DATA EXTRACT:
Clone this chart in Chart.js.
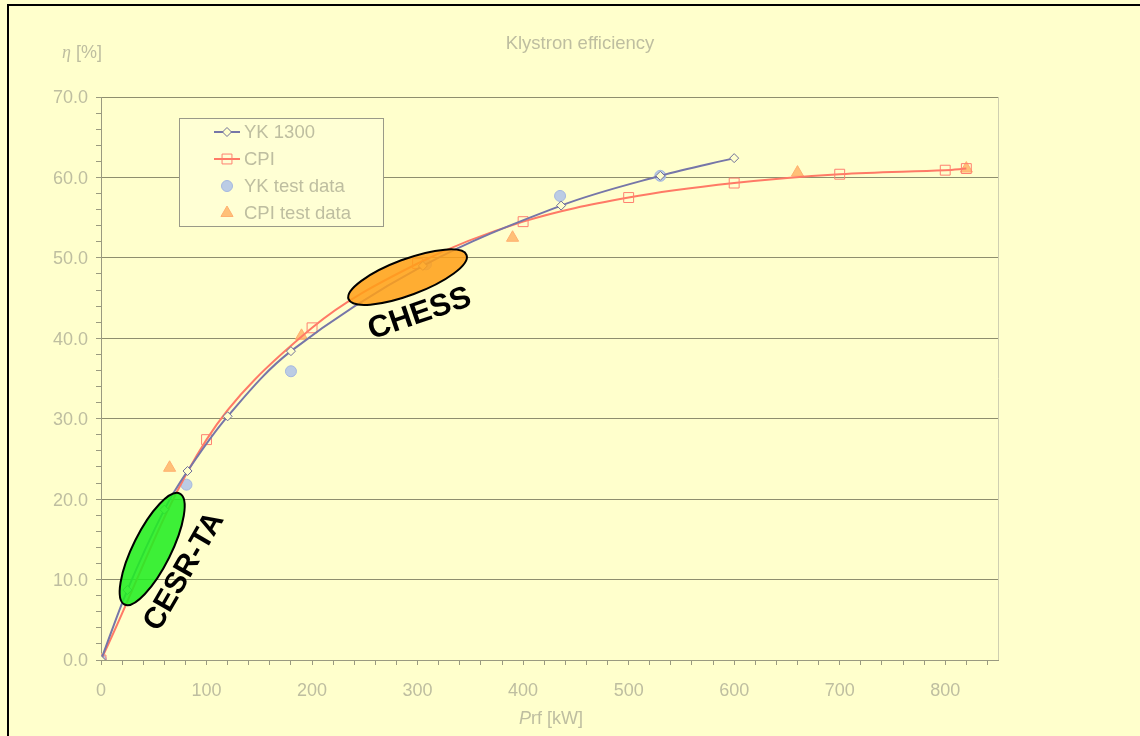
<!DOCTYPE html>
<html>
<head>
<meta charset="utf-8">
<title>Klystron efficiency</title>
<script src="https://cdn.jsdelivr.net/npm/chart.js@4.4.1/dist/chart.umd.min.js"></script>
<style>
  html, body { margin: 0; padding: 0; background: #FFFFCC; }
  #wrap { position: relative; width: 1140px; height: 736px; }
  canvas { display: block; }
</style>
</head>
<body>
<div id="wrap"><canvas id="c" width="1140" height="736"></canvas></div>
<script>
// Klystron efficiency versus RF output power
const yk1300X = [0, 25, 60, 82, 120, 180, 305, 436, 530, 600];
const yk1300Y = [0, 8.7, 18.7, 23.5, 30.3, 38.4, 49.0, 56.5, 60.2, 62.4];

const cpiX = [0, 100, 200, 300, 400, 500, 600, 700, 800, 820];
const cpiY = [0, 27.4, 41.3, 49.3, 54.5, 57.5, 59.3, 60.4, 60.9, 61.1];

const ykTestX = [0, 81, 180, 308, 435, 530];
const ykTestY = [0, 21.8, 35.9, 49.2, 57.7, 60.2];

const cpiTestX = [0, 65, 190, 390, 660, 820];
const cpiTestY = [0, 23.9, 40.3, 52.5, 60.6, 61.1];

const seriesNames = ['YK 1300', 'CPI', 'YK test data', 'CPI test data'];
const xTickValues = [0, 100, 200, 300, 400, 500, 600, 700, 800];
const yTickValues = [0, 10, 20, 30, 40, 50, 60, 70];

const pts = (xs, ys) => xs.map((x, i) => ({ x: x, y: ys[i] }));

const BG = '#FFFFCC';
const TEXT = '#BEBEA0';
const GRID = '#8E8E6E';
const AXIS = '#9A9A80';
const FONT = '"Liberation Sans", Arial, sans-serif';

// highlighted operating regions (centre in data units, radii in px)
const regions = [
  { label: 'CESR-TA', cx: 48.5, cy: 13.8, rx: 62, ry: 19, angle: -63.5,
    fill: 'rgba(34,238,34,0.88)', tx: 79, ty: 11.0, tAngle: -60, size: 30 },
  { label: 'CHESS', cx: 290.5, cy: 47.6, rx: 63, ry: 18, angle: -20.5,
    fill: 'rgba(255,160,24,0.86)', tx: 302, ty: 43.0, tAngle: -19, size: 31 }
];

const regionPlugin = {
  id: 'regions',
  afterDatasetsDraw(chart) {
    const { ctx, scales } = chart;
    ctx.save();
    regions.forEach(r => {
      const px = scales.x.getPixelForValue(r.cx);
      const py = scales.y.getPixelForValue(r.cy);
      ctx.beginPath();
      ctx.ellipse(px, py, r.rx, r.ry, r.angle * Math.PI / 180, 0, Math.PI * 2);
      ctx.fillStyle = r.fill;
      ctx.fill();
      ctx.lineWidth = 2;
      ctx.strokeStyle = '#000';
      ctx.stroke();
    });
    regions.forEach(r => {
      const px = scales.x.getPixelForValue(r.tx);
      const py = scales.y.getPixelForValue(r.ty);
      ctx.save();
      ctx.translate(px, py);
      ctx.rotate(r.tAngle * Math.PI / 180);
      ctx.font = 'bold ' + r.size + 'px ' + FONT;
      ctx.fillStyle = '#000';
      ctx.textAlign = 'center';
      ctx.textBaseline = 'middle';
      ctx.fillText(r.label, 0, 0);
      ctx.restore();
    });
    ctx.restore();
  }
};

const framePlugin = {
  id: 'frame',
  beforeDraw(chart) {
    const { ctx } = chart;
    ctx.save();
    ctx.fillStyle = BG;
    ctx.fillRect(0, 0, chart.width, chart.height);
    ctx.restore();
  },
  afterDraw(chart) {
    const { ctx, chartArea: a } = chart;
    ctx.save();
    // outer frame
    ctx.strokeStyle = '#000';
    ctx.lineWidth = 2;
    ctx.beginPath();
    ctx.moveTo(8, chart.height + 2);
    ctx.lineTo(8, 5);
    ctx.lineTo(chart.width + 2, 5);
    ctx.stroke();
    // right edge of plot area
    ctx.strokeStyle = '#CFCFB0';
    ctx.lineWidth = 1;
    ctx.beginPath();
    ctx.moveTo(Math.round(a.right) + 0.5, a.top);
    ctx.lineTo(Math.round(a.right) + 0.5, a.bottom);
    ctx.stroke();

    // titles
    ctx.fillStyle = TEXT;
    ctx.textBaseline = 'middle';
    ctx.textAlign = 'center';
    ctx.font = '18.5px ' + FONT;
    ctx.fillText('Klystron efficiency', 580, 44);

    ctx.textAlign = 'left';
    ctx.font = 'italic 18px "Liberation Serif", serif';
    ctx.fillText('\u03B7', 62, 53);
    ctx.font = '18px ' + FONT;
    ctx.fillText(' [%]', 71, 53);

    ctx.font = 'italic 18px ' + FONT;
    const pW = ctx.measureText('P').width;
    ctx.font = '18px ' + FONT;
    const restW = ctx.measureText('rf [kW]').width;
    const x0 = 551 - (pW + restW) / 2;
    ctx.font = 'italic 18px ' + FONT;
    ctx.fillText('P', x0, 719);
    ctx.font = '18px ' + FONT;
    ctx.fillText('rf [kW]', x0 + pW, 719);

    // legend box
    const lx = 179.5, ly = 118.5, lw = 204, lh = 108;
    ctx.fillStyle = '#FFFFD4';
    ctx.fillRect(lx, ly, lw, lh);
    ctx.strokeStyle = '#9A9A88';
    ctx.lineWidth = 1;
    ctx.strokeRect(lx, ly, lw, lh);
    const rows = [132, 159, 186, 213];
    chart.data.datasets.forEach((ds, i) => {
      const y = rows[i];
      if (ds.showLine !== false) {
        ctx.strokeStyle = ds.borderColor;
        ctx.lineWidth = 2;
        ctx.beginPath();
        ctx.moveTo(214, y);
        ctx.lineTo(240, y);
        ctx.stroke();
      }
      ctx.fillStyle = ds.pointBackgroundColor;
      ctx.strokeStyle = ds.pointBorderColor;
      ctx.lineWidth = ds.pointBorderWidth;
      Chart.helpers.drawPoint(ctx, {
        pointStyle: ds.pointStyle,
        radius: ds.pointRadius,
        borderWidth: ds.pointBorderWidth,
        rotation: 0
      }, 227, y);
      ctx.fillStyle = TEXT;
      ctx.font = '18.5px ' + FONT;
      ctx.textAlign = 'left';
      ctx.fillText(ds.label, 244, y + 1);
    });
    ctx.restore();
  }
};

new Chart(document.getElementById('c'), {
  type: 'line',
  data: {
    datasets: [
      {
        label: seriesNames[0], data: pts(yk1300X, yk1300Y),
        borderColor: '#7676A8', borderWidth: 2, tension: 0.35,
        pointStyle: 'rectRot', pointRadius: 4.5,
        pointBackgroundColor: BG, pointBorderColor: '#70709A', pointBorderWidth: 1
      },
      {
        label: seriesNames[1], data: pts(cpiX, cpiY),
        borderColor: '#FF7A66', borderWidth: 2, tension: 0.35,
        pointStyle: 'rect', pointRadius: 7,
        pointBackgroundColor: 'rgba(255,255,204,0)', pointBorderColor: '#FF8070', pointBorderWidth: 1
      },
      {
        label: seriesNames[2], data: pts(ykTestX, ykTestY), showLine: false,
        borderColor: '#9FB2DD',
        pointStyle: 'circle', pointRadius: 5.5,
        pointBackgroundColor: 'rgba(175,195,232,0.85)', pointBorderColor: '#A5B8E0', pointBorderWidth: 1
      },
      {
        label: seriesNames[3], data: pts(cpiTestX, cpiTestY), showLine: false,
        borderColor: '#FFAA66',
        pointStyle: 'triangle', pointRadius: 7,
        pointBackgroundColor: 'rgba(255,185,110,0.9)', pointBorderColor: '#FFB070', pointBorderWidth: 1
      }
    ]
  },
  options: {
    responsive: false,
    animation: false,
    layout: { padding: { left: 0, right: 142, top: 97, bottom: 0 } },
    plugins: { legend: { display: false }, title: { display: false }, tooltip: { enabled: false } },
    scales: {
      x: {
        type: 'linear', min: 0, max: 850,
        border: { display: true, color: AXIS, width: 1 },
        grid: { drawOnChartArea: false, tickLength: 5, tickColor: AXIS },
        ticks: {
          stepSize: 20, autoSkip: false, includeBounds: false, maxRotation: 0,
          padding: 15, color: TEXT, font: { family: FONT, size: 18 },
          callback: v => xTickValues.includes(v) ? String(v) : ''
        },
        afterFit: s => { s.height = 76; }
      },
      y: {
        type: 'linear', min: 0, max: 70,
        border: { display: true, color: AXIS, width: 1 },
        grid: {
          tickLength: 5, tickColor: AXIS,
          color: c => (c.tick && yTickValues.includes(c.tick.value) && c.tick.value > 0) ? GRID : 'rgba(0,0,0,0)'
        },
        ticks: {
          stepSize: 2, autoSkip: false, includeBounds: false,
          padding: 8, labelOffset: 1.5, color: TEXT, font: { family: FONT, size: 18 },
          callback: v => yTickValues.includes(v) ? v.toFixed(1) : ''
        },
        afterFit: s => { s.width = 101; }
      }
    }
  },
  plugins: [framePlugin, regionPlugin]
});
</script>
</body>
</html>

STATED GOAL: Leave out any pictures and return exactly the lines from the beginning of the data through the line with "const ykTestY = [0, 21.8, 35.9, 49.2, 57.7, 60.2];", inclusive.

SOLUTION FOR THIS TASK:
Clone this chart in Chart.js.
<!DOCTYPE html>
<html>
<head>
<meta charset="utf-8">
<title>Klystron efficiency</title>
<script src="https://cdn.jsdelivr.net/npm/chart.js@4.4.1/dist/chart.umd.min.js"></script>
<style>
  html, body { margin: 0; padding: 0; background: #FFFFCC; }
  #wrap { position: relative; width: 1140px; height: 736px; }
  canvas { display: block; }
</style>
</head>
<body>
<div id="wrap"><canvas id="c" width="1140" height="736"></canvas></div>
<script>
// Klystron efficiency versus RF output power
const yk1300X = [0, 25, 60, 82, 120, 180, 305, 436, 530, 600];
const yk1300Y = [0, 8.7, 18.7, 23.5, 30.3, 38.4, 49.0, 56.5, 60.2, 62.4];

const cpiX = [0, 100, 200, 300, 400, 500, 600, 700, 800, 820];
const cpiY = [0, 27.4, 41.3, 49.3, 54.5, 57.5, 59.3, 60.4, 60.9, 61.1];

const ykTestX = [0, 81, 180, 308, 435, 530];
const ykTestY = [0, 21.8, 35.9, 49.2, 57.7, 60.2];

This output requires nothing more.